DATASET CONTENT ▸

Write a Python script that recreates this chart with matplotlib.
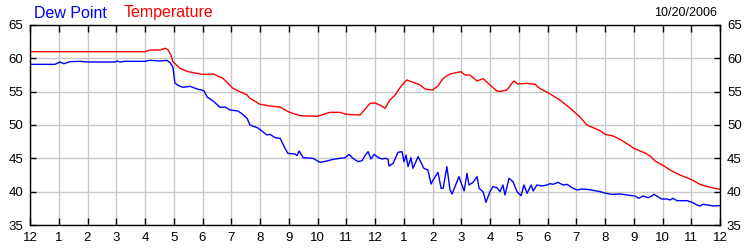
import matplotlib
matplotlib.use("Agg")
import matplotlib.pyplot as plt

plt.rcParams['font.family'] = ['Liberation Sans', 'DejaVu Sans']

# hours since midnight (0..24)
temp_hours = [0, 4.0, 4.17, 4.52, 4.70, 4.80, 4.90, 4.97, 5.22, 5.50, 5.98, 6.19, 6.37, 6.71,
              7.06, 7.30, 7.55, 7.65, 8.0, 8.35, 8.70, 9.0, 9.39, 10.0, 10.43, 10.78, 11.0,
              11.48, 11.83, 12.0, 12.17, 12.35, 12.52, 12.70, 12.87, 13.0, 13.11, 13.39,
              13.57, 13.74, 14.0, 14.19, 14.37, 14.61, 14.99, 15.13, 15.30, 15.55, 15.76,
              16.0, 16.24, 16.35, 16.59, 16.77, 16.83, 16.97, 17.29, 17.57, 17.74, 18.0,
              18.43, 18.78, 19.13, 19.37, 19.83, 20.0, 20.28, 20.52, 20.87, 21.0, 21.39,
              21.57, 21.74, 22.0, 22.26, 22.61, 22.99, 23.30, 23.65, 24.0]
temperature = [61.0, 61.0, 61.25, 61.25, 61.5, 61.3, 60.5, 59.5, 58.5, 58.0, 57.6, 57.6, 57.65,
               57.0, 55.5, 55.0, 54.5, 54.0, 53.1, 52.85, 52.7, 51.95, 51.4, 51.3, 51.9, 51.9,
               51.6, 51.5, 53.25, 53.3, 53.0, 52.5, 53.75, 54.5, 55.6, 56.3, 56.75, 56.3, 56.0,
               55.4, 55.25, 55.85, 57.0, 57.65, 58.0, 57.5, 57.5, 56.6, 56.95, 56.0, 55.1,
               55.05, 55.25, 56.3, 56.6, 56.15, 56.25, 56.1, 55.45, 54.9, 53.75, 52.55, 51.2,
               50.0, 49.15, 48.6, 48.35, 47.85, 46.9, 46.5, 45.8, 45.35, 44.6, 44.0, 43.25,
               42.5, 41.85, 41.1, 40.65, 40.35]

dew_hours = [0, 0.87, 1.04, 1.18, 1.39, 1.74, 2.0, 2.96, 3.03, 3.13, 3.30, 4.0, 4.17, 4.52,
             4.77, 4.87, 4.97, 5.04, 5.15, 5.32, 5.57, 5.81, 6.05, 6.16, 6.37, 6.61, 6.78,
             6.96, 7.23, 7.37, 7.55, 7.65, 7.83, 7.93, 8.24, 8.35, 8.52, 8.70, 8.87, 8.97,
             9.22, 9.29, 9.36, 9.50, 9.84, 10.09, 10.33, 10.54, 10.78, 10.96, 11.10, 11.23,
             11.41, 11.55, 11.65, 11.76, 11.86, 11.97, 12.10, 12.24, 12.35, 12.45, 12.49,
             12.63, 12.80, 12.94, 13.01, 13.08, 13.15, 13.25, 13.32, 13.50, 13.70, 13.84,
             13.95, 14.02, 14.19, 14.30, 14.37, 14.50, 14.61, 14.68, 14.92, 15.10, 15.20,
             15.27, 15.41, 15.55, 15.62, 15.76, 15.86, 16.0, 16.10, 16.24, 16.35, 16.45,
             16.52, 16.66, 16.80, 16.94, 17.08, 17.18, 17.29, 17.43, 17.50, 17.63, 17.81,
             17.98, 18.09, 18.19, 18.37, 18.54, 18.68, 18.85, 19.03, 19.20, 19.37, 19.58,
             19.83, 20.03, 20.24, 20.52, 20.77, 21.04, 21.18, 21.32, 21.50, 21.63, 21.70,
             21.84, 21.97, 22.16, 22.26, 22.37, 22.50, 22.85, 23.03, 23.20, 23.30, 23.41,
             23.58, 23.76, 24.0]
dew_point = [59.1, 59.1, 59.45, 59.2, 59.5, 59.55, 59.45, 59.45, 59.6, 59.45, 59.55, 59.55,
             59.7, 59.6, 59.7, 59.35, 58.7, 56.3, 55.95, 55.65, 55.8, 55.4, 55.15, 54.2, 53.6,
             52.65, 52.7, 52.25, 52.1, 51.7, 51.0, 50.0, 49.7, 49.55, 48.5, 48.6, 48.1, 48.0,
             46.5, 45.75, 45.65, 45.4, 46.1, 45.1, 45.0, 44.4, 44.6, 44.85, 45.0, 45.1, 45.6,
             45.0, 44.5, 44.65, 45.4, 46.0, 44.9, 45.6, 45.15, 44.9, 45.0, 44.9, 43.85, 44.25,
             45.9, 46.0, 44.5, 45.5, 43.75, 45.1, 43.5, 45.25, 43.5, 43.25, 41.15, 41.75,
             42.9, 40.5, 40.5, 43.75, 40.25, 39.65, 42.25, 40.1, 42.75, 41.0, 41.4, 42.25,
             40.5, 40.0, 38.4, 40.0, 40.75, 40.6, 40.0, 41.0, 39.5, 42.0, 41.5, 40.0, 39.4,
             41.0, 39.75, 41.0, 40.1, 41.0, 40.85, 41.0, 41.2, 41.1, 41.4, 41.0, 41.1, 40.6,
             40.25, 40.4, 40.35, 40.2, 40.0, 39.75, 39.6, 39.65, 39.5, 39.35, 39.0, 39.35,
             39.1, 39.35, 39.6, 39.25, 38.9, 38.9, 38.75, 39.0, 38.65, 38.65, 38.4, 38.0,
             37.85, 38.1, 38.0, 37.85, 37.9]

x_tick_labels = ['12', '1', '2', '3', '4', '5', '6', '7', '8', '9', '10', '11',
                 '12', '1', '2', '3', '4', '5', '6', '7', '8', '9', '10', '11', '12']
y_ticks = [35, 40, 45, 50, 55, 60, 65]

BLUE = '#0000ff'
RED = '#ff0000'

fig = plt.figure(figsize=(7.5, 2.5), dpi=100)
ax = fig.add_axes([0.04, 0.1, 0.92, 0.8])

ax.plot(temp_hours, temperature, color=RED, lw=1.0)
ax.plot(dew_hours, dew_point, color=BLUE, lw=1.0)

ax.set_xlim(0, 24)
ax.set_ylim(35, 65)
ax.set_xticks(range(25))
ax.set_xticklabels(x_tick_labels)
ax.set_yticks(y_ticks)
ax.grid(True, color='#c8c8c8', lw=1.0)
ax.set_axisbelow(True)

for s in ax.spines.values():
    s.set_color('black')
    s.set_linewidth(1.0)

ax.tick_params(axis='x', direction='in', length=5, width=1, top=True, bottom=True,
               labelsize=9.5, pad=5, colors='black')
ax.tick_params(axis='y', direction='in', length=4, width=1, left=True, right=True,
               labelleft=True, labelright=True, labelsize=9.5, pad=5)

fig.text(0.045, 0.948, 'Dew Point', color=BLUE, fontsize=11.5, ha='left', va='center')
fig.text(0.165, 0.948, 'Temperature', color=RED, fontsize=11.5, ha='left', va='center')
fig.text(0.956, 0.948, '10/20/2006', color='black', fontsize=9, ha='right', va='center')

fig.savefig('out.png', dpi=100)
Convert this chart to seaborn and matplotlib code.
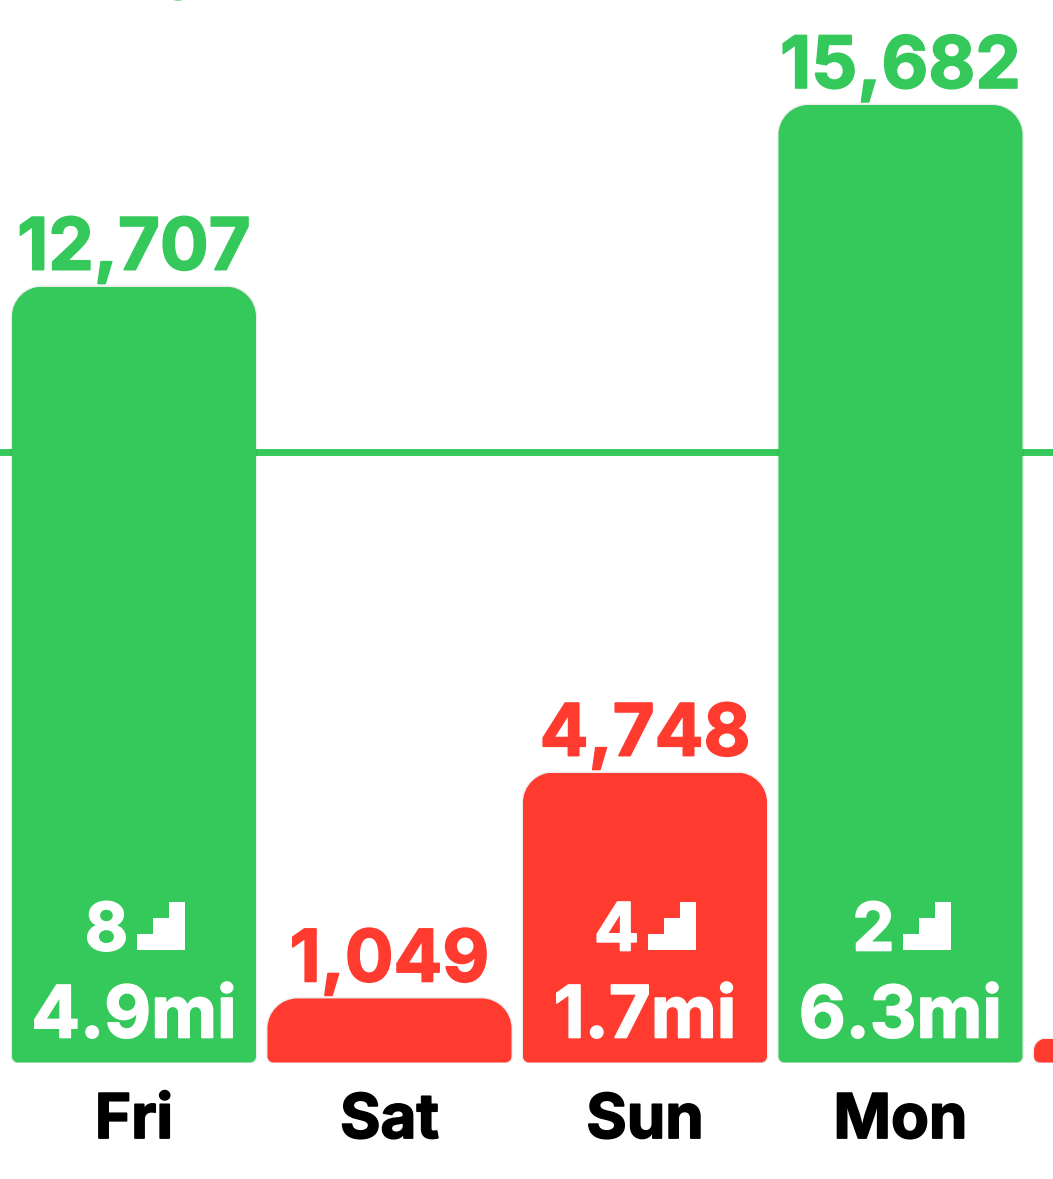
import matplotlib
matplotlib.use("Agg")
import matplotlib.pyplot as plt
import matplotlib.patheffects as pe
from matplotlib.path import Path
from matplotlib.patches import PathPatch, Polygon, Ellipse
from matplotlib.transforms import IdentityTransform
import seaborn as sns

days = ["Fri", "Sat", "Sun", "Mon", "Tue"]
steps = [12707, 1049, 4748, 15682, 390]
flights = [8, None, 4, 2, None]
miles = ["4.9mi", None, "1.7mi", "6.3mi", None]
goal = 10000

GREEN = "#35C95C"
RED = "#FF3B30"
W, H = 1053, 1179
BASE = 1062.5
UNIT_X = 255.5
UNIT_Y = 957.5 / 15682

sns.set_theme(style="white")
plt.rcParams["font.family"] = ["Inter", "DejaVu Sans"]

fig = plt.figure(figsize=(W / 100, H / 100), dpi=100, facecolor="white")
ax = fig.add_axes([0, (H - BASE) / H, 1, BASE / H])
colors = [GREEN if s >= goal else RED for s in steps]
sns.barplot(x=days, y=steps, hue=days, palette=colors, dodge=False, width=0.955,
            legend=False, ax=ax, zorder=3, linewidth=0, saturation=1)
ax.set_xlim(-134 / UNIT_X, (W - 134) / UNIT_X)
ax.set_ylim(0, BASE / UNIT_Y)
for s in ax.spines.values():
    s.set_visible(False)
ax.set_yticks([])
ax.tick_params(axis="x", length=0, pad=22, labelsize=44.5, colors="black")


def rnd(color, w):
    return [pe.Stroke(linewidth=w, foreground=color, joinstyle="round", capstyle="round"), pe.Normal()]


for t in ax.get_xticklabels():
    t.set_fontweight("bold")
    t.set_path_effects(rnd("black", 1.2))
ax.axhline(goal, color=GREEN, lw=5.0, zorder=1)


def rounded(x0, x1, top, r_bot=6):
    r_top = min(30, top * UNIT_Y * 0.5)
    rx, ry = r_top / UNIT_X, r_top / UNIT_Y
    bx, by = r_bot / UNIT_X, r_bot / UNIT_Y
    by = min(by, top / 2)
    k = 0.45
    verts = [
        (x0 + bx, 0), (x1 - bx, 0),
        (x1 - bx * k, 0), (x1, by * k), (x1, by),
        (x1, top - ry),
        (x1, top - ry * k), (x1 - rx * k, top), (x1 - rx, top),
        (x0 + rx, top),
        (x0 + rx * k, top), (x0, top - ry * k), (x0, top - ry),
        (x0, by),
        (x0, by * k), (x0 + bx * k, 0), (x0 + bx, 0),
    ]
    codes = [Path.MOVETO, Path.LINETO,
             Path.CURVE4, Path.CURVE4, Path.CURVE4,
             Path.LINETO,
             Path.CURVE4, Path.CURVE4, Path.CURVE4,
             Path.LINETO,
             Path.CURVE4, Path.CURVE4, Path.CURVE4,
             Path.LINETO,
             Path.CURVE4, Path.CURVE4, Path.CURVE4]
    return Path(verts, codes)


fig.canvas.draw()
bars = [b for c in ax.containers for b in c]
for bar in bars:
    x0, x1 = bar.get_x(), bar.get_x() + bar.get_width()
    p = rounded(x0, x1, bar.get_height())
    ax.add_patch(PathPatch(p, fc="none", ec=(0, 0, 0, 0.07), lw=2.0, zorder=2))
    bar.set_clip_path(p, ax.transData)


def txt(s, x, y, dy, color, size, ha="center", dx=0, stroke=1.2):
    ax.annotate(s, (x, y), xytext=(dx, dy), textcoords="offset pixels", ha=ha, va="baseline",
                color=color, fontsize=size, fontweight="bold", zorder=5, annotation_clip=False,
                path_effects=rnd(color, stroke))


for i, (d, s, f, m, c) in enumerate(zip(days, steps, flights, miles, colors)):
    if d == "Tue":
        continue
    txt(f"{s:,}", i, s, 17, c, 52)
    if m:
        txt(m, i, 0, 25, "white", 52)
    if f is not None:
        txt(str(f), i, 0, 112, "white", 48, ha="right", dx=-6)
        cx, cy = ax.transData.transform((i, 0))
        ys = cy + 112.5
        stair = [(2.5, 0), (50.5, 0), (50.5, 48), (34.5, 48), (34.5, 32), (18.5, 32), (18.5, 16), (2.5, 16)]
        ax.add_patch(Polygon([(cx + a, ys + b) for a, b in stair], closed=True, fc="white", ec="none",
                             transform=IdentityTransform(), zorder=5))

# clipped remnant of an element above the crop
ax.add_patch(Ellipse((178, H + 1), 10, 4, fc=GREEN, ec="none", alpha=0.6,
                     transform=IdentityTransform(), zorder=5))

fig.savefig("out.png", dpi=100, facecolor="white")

PROBLEM TO SOLVE ▸ Reproduce the material above exactly, first line through the line that contains "plt.rcParams['font.family'] = ['Liberation", minus the pictures.

RESULT FOR THIS EXERCISE ▸
Write a Python script that recreates this chart with matplotlib.
import matplotlib
matplotlib.use("Agg")
import matplotlib.pyplot as plt

plt.rcParams['font.family'] = ['Liberation Sans', 'DejaVu Sans']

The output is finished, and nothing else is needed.